Perfect, thank you so much! When using load_lerner I just had to do test=test_data.x as it requires an ItemList.

1 Like

Beautiful, I like this approach to keep it more tidy/compact!
Thank you both @rohit_gr and @klemenka for your guidance! Im slowly getting familiar with the documentation and it was good to test both methods.

1 Like

Hello,
I am just working my way through tabular part of course 1 and have been struggling to output predictions to a csv. I would like to export all predictions from my test set. I am seeing this as a critical next step, as I have tabular scenarios I would like to explore for my work and would like to attempt a kaggle challenge. I am sure it is simple fix, however I have been struggling for the past few weeks on this problem.

Tabular models

from fastai.tabular import *

Tabular data should be in a Pandas DataFrame.

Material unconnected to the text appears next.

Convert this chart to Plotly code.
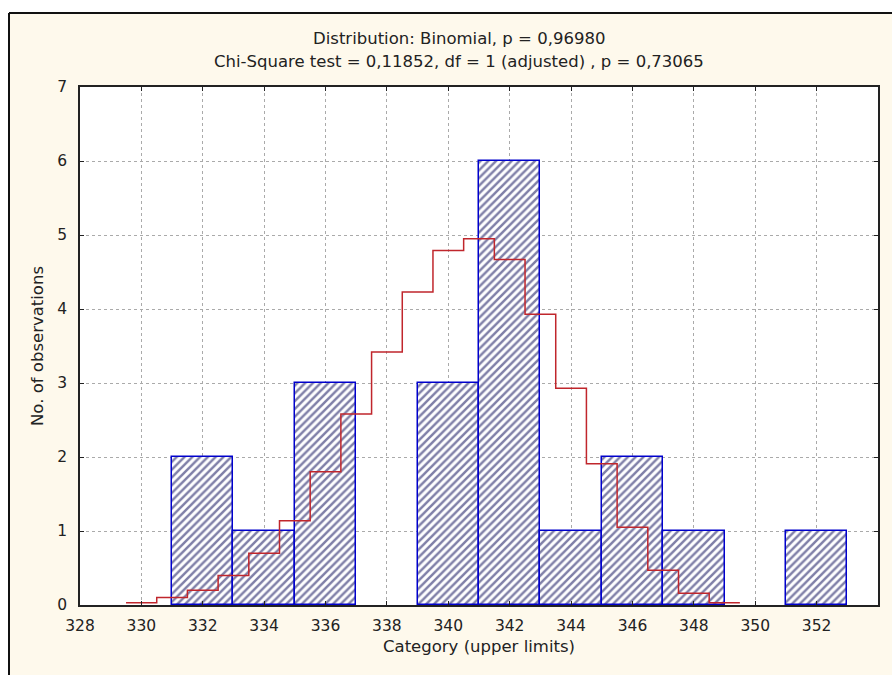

path = untar_data(URLs.ADULT_SAMPLE)
df = pd.read_csv(path/‘adult.csv’)

len(df)

dep_var = ‘salary’
cat_names = [‘workclass’, ‘education’, ‘marital-status’, ‘occupation’, ‘relationship’, ‘race’]
cont_names = [‘age’, ‘fnlwgt’, ‘education-num’]
procs = [FillMissing, Categorify, Normalize]

test = TabularList.from_df(df.iloc[700:1000].copy(), path=path, cat_names=cat_names, cont_names=cont_names)

data = (TabularList.from_df(df, path=path, cat_names=cat_names, cont_names=cont_names, procs=procs)
.split_by_idx(list(range(800,1000)))
.label_from_df(cols=dep_var)
.add_test(test)
.databunch())

data.show_batch(rows=10)

learn = tabular_learner(data, layers=[200,100], metrics=accuracy)

learn.fit(1, 1e-2)

Inference

row = df.iloc[0]

learn.predict(row)

len(test)

preds = learn.get_preds(ds_type=DatasetType)[1].numpy()
final_df = pd.DataFrame({‘Education’: test[‘education’], ‘target’: preds})
final_df.to_csv(‘submission.csv’, header=True, index=False)

This code gives the following error: IndexError: only integers, slices (:), ellipsis (...), numpy.newaxis (None) and integer or boolean arrays are valid indices.

Any help would be appreciated.

Thanks - Andrew

Welcome! You should instead do:

y, _ = learn.get_preds(DatasetType.Test)
y = torch.argmax(y, dim=1)
preds = [learn.data.classes[int(x)] for x in y]

Then you can chuck all those values to a csv.

2 Likes

Thank you very much @muellerzr I really appreciate it!
Would you mind sharing the last line of code to bring ‘preds’ into a csv?

Sure! To follow what you were doing, first we need to make test into a dataframe itself,

testdf = df.iloc[800:1000].copy()
final_df = pd.DataFrame({'Education': testdf['education'], 'target': preds})

If you’re wanting to look at those distributions, there’s a new widget coming to the library shortly (waiting on the PR to finish getting approved) to plot that :wink:

2 Likes

It worked!!! thank you once again @muellerzr!!

If my data is image instead of tabular data where i have separate folder of train and test and separate csv of train and test, how should i predict to csv file.